I also like to match the neck menu to the athlete’s needs. A wrestler who spends a lot of time fighting posture in the clinch may need more extension and lateral flexion than a general fitness client. A boxer may need more reactivity and bracing tolerance. A functional fitness athlete may care more about posture under load, carries, and overhead stability. In other words, the exercise is the same, but the target is not.
Deadlifts, shrugs, carries, rows, and grappling all contribute some indirect neck demand, but they are not a substitute for direct work if cervical conditioning is the goal. I see them as supporting players. Direct flexion work fills the gap they leave, especially when the aim is to make the neck stronger in a measurable, repeatable way.

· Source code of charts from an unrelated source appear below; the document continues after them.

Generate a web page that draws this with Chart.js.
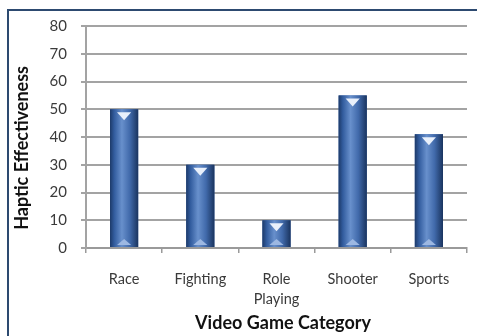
<!DOCTYPE html>
<html>
<head>
<meta charset="utf-8">
<script src="https://cdn.jsdelivr.net/npm/chart.js@4"></script>
<style>
  html, body { margin: 0; padding: 0; background: #fff; }
  #wrap { position: relative; width: 477px; height: 336px; }
  #frame { position: absolute; left: 7px; top: 9px; width: 480px; height: 340px;
           border-left: 2px solid #2d4a70; border-top: 2px solid #2d4a70; box-sizing: border-box; pointer-events: none; }
</style>
</head>
<body>
<div id="wrap">
  <canvas id="myChart" width="477" height="336"></canvas>
  <div id="frame"></div>
</div>
<script>
var categories = ['Race', 'Fighting', ['Role', 'Playing'], 'Shooter', 'Sports'];
var effectiveness = [50, 30, 10, 55, 41];
var yTicks = [0, 10, 20, 30, 40, 50, 60, 70, 80];

// shade each bar like a rounded tube with the little chevrons at the ends
var tubeBars = {
  id: 'tubeBars',
  afterDatasetsDraw: function(chart) {
    var c = chart.ctx;
    chart.getDatasetMeta(0).data.forEach(function(bar) {
      var l = bar.x - bar.width / 2, r = bar.x + bar.width / 2;
      var top = bar.y, bot = bar.base;
      var g = c.createLinearGradient(l, 0, r, 0);
      g.addColorStop(0, '#1d3a69');
      g.addColorStop(0.15, '#325c9e');
      g.addColorStop(0.42, '#6890cc');
      g.addColorStop(0.7, '#416aab');
      g.addColorStop(1, '#1a345f');
      c.save();
      c.fillStyle = g;
      c.fillRect(l, top, r - l, bot - top);
      // top chevron
      var cw = bar.width * 0.5;
      var h = Math.min(8, (bot - top) / 2 - 1);
      c.fillStyle = '#e9f0fb';
      c.beginPath();
      c.moveTo(bar.x - cw / 2, top + 3);
      c.lineTo(bar.x + cw / 2, top + 3);
      c.lineTo(bar.x, top + 3 + h);
      c.closePath();
      c.fill();
      // bottom chevron
      c.fillStyle = '#9db8e2';
      c.beginPath();
      c.moveTo(bar.x - cw / 2, bot - 2);
      c.lineTo(bar.x + cw / 2, bot - 2);
      c.lineTo(bar.x, bot - 2 - Math.min(6, h));
      c.closePath();
      c.fill();
      c.restore();
    });
  }
};

var ctx = document.getElementById('myChart');
var myChart = new Chart(ctx, {
  type: 'bar',
  data: {
    labels: categories,
    datasets: [{
      data: effectiveness,
      backgroundColor: '#3a64a8',
      barPercentage: 0.37,
      categoryPercentage: 1
    }]
  },
  plugins: [tubeBars],
  options: {
    responsive: false,
    animation: false,
    layout: { padding: { left: 11, right: 10, top: 26, bottom: 2 } },
    plugins: { legend: { display: false }, tooltip: { enabled: false } },
    scales: {
      x: {
        grid: { offset: true, drawOnChartArea: false, tickLength: 5, color: '#9a9a9a', lineWidth: 1.5 },
        border: { color: '#9a9a9a', width: 2 },
        ticks: { color: '#3a3a3a', padding: 17, font: { family: 'Lato', size: 14.5, lineHeight: 1.35 } },
        title: { display: true, text: '   Video Game Category', color: '#111',
                 font: { family: 'Lato', size: 18, weight: 'bold' }, padding: { top: 0, bottom: 0 } },
        afterFit: function(s) { s.height = 86; }
      },
      y: {
        min: 0, max: 80,
        afterBuildTicks: function(s) { s.ticks = yTicks.map(function(v) { return { value: v }; }); },
        grid: { color: '#a3a3a3', lineWidth: 2, tickLength: 5 },
        border: { color: '#a3a3a3', width: 2 },
        ticks: { color: '#3a3a3a', padding: 14, font: { family: 'Lato', size: 15 } },
        title: { display: true, text: 'Haptic Effectiveness     ', color: '#111',
                 font: { family: 'Lato', size: 18, weight: 'bold' }, padding: { top: 0, bottom: 0 } },
        afterFit: function(s) { s.width = 75; }
      }
    }
  }
});
</script>
</body>
</html>
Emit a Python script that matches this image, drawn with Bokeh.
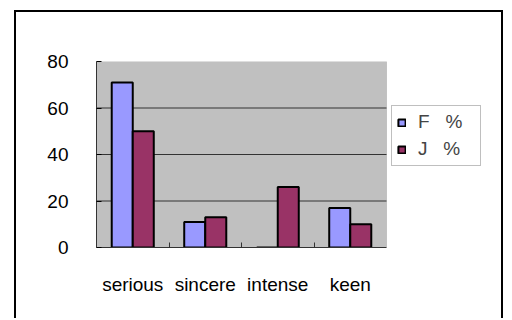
from bokeh.plotting import figure
from bokeh.models import (ColumnDataSource, Legend, LegendItem, FixedTicker,
                          Range1d, BoxAnnotation)
from bokeh.transform import dodge
from bokeh.embed import file_html
from bokeh.resources import INLINE

# ---- data ----
categories = ["serious", "sincere", "intense", "keen"]
f_pct = [71, 11, 0, 17]
j_pct = [50, 13, 26, 10]
y_ticks = [0, 20, 40, 60, 80]
series_labels = ["F\u00a0\u00a0\u00a0%", "J\u00a0\u00a0\u00a0%"]

FONT = "Liberation Sans"
n = len(categories)
centers = [i + 0.5 for i in range(n)]

src = ColumnDataSource(dict(xc=centers, f=f_pct, j=j_pct))
grid_src = ColumnDataSource(dict(y=y_ticks[1:-1]))

# frame spans the plot area plus the legend area on the right
x_end = n * 394 / 290

p = figure(
    x_range=Range1d(0, x_end),
    y_range=Range1d(0, 80),
    width=489, height=308,
    output_backend="svg",
    toolbar_location=None,
    min_border_left=80, min_border_right=15,
    min_border_top=49, min_border_bottom=73,
    styles={"border": "2px solid black", "border-bottom": "none"},
)
p.margin = (10, 0, 0, 14)

p.background_fill_color = "white"
p.border_fill_color = "white"
p.outline_line_color = None
p.xgrid.grid_line_color = None
p.ygrid.grid_line_color = None

# grey plot area
p.add_layout(BoxAnnotation(left=0, right=n, bottom=y_ticks[0], top=y_ticks[-1],
                           fill_color="#C0C0C0", fill_alpha=1,
                           line_color="#808080", line_width=1, level="underlay"))

# horizontal gridlines across the plot area only
p.segment(x0=0, x1=n, y0="y", y1="y", source=grid_src,
          line_color="#333333", line_width=1)

p.yaxis.ticker = FixedTicker(ticks=y_ticks)
p.yaxis.major_tick_in = 5
p.yaxis.major_tick_out = 0
p.yaxis.minor_tick_line_color = None
p.yaxis.major_label_standoff = 28
p.yaxis.axis_line_color = "#333333"

p.xaxis.ticker = FixedTicker(ticks=centers, minor_ticks=list(range(1, n)))
p.xaxis.major_label_overrides = {c: lab for c, lab in zip(centers, categories)}
p.xaxis.bounds = (0, n)
p.xaxis.major_tick_line_color = None
p.xaxis.minor_tick_in = 5
p.xaxis.minor_tick_out = 0
p.xaxis.minor_tick_line_color = "#333333"
p.xaxis.major_label_standoff = 20
p.xaxis.axis_line_color = "#333333"

for ax in (p.xaxis, p.yaxis):
    ax.major_label_text_font = FONT
    ax.major_label_text_font_size = "19px"
    ax.major_label_text_color = "black"

rf = p.vbar(x=dodge("xc", -0.145), top="f", width=0.29, source=src,
            fill_color="#9999FF", line_color="black", line_width=2)
rj = p.vbar(x=dodge("xc", 0.145), top="j", width=0.29, source=src,
            fill_color="#993366", line_color="black", line_width=2)

legend = Legend(
    items=[LegendItem(label=series_labels[0], renderers=[rf]),
           LegendItem(label=series_labels[1], renderers=[rj])],
    location=(295, 81),
    label_text_font=FONT, label_text_font_size="19px",
    glyph_width=9, glyph_height=9,
    label_height=14, label_width=57, label_standoff=12,
    spacing=5, padding=5, margin=0,
    border_line_color="#808080", border_line_width=1,
    background_fill_color="white", background_fill_alpha=1,
)
p.add_layout(legend)

open("out.html", "w").write(file_html(p, INLINE))
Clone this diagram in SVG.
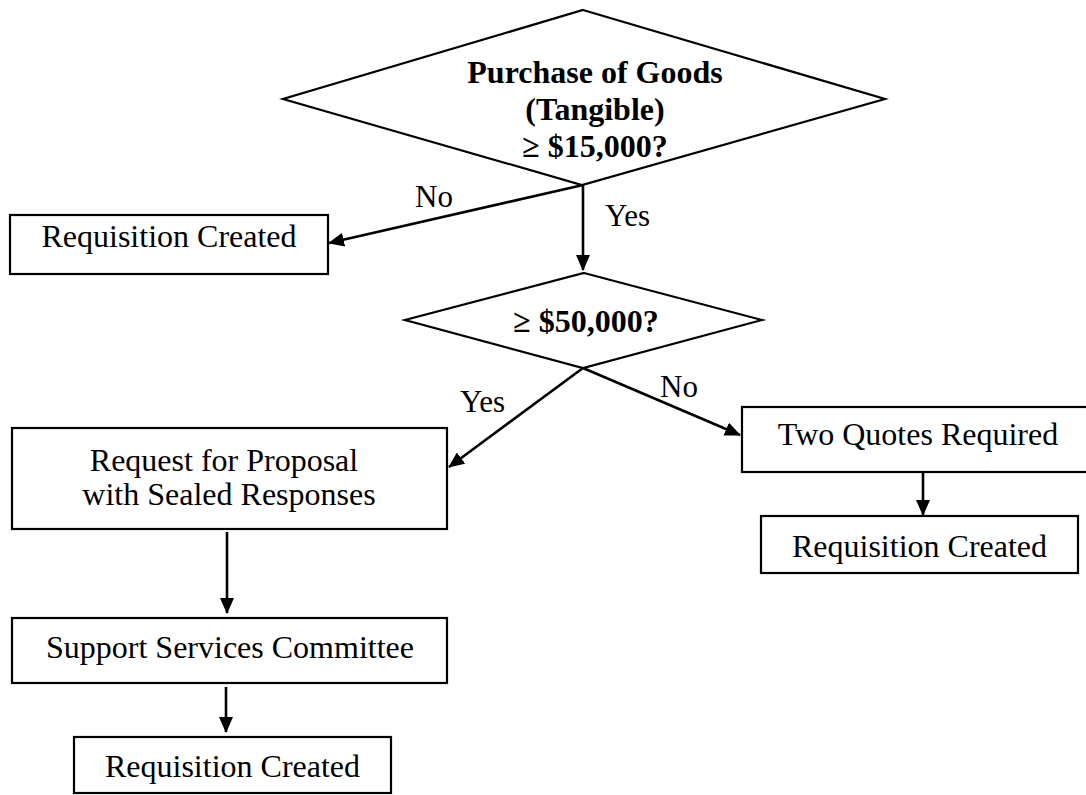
<svg xmlns="http://www.w3.org/2000/svg" width="1086" height="795" viewBox="0 0 1086 795">
<style>
.box{fill:#fff;stroke:#000;stroke-width:2.2}
.dia{fill:#fff;stroke:#000;stroke-width:2.2;stroke-linejoin:miter}
.t{font-family:"Liberation Serif","Times New Roman",serif;font-size:32px;fill:#000;text-anchor:middle}
.b{font-weight:bold}
.lbl{font-family:"Liberation Serif","Times New Roman",serif;font-size:31px;fill:#000}
.con{stroke:#000;stroke-width:2.6;fill:none;marker-end:url(#ah)}
</style>
<defs>
<marker id="ah" markerUnits="userSpaceOnUse" markerWidth="16" markerHeight="14" refX="15" refY="7" orient="auto">
<path d="M0,0 L16,7 L0,14 z" fill="#000"/>
</marker>
</defs>
<rect width="1086" height="795" fill="#fff"/>
<g id="connectors">
<line class="con" x1="583" y1="185" x2="583" y2="270"/>
<line class="con" x1="583" y1="185" x2="329" y2="243"/>
<line class="con" x1="583" y1="368" x2="449" y2="467"/>
<line class="con" x1="583" y1="368" x2="740" y2="435"/>
<line class="con" x1="923" y1="472" x2="923" y2="515"/>
<line class="con" x1="227" y1="532" x2="227" y2="613"/>
<line class="con" x1="226" y1="687" x2="226" y2="732"/>
<text class="lbl" x="415" y="207">No</text>
<text class="lbl" x="605" y="226">Yes</text>
<text class="lbl" x="460" y="412">Yes</text>
<text class="lbl" x="660" y="397">No</text>
</g>
<g id="d1">
<polygon class="dia" points="583,10 885,99 582,185 283,99"/>
<text class="t b" x="595" y="83">Purchase of Goods</text>
<text class="t b" x="595" y="120">(Tangible)</text>
<text class="t b" x="595" y="157">≥ $15,000?</text>
</g>
<g id="d2">
<polygon class="dia" points="584,273 762,320 583,368 405,320"/>
<text class="t b" x="586" y="332">≥ $50,000?</text>
</g>
<g id="n_req1">
<rect class="box" x="10" y="215" width="318" height="59"/>
<text class="t" x="169" y="247">Requisition Created</text>
</g>
<g id="n_rfp">
<rect class="box" x="12" y="428" width="435" height="101"/>
<text class="t" x="224" y="471">Request for Proposal</text>
<text class="t" x="229" y="505">with Sealed Responses</text>
</g>
<g id="n_two">
<rect class="box" x="742" y="407" width="348" height="65"/>
<text class="t" x="918" y="445">Two Quotes Required</text>
</g>
<g id="n_req2">
<rect class="box" x="761" y="516" width="317" height="57"/>
<text class="t" x="919.5" y="557">Requisition Created</text>
</g>
<g id="n_ssc">
<rect class="box" x="12" y="618" width="435" height="65"/>
<text class="t" x="230" y="658">Support Services Committee</text>
</g>
<g id="n_req3">
<rect class="box" x="74" y="737" width="317" height="56"/>
<text class="t" x="232.5" y="777">Requisition Created</text>
</g>
</svg>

A starter block I would actually use
If I had to start with one direct neck drill, neck curls still make the most sense as the entry point, because they are easy to scale and easy to coach. My simple starter block for a fighter or functional athlete would look like this:
- Weeks 1 to 2: 2 sessions per week, 2 sets of 8 to 10 slow reps on a supported prone setup.
- Weeks 1 to 2: add 2 sets of 10-second isometric holds in a separate session or after the reps.
- Weeks 3 to 4: add one set or a small load increase, not both at once.
- Weeks 3 to 4: add extension or lateral flexion so the program stops being one-dimensional.
That is enough to build a meaningful base without turning the neck into a recovery problem. Once the movement is smooth and the athlete can keep the head stacked cleanly over the torso, the next progression is usually not maximal loading. It is better position, better tolerance, and a more complete cervical menu. That is the part that actually carries over to conditioning.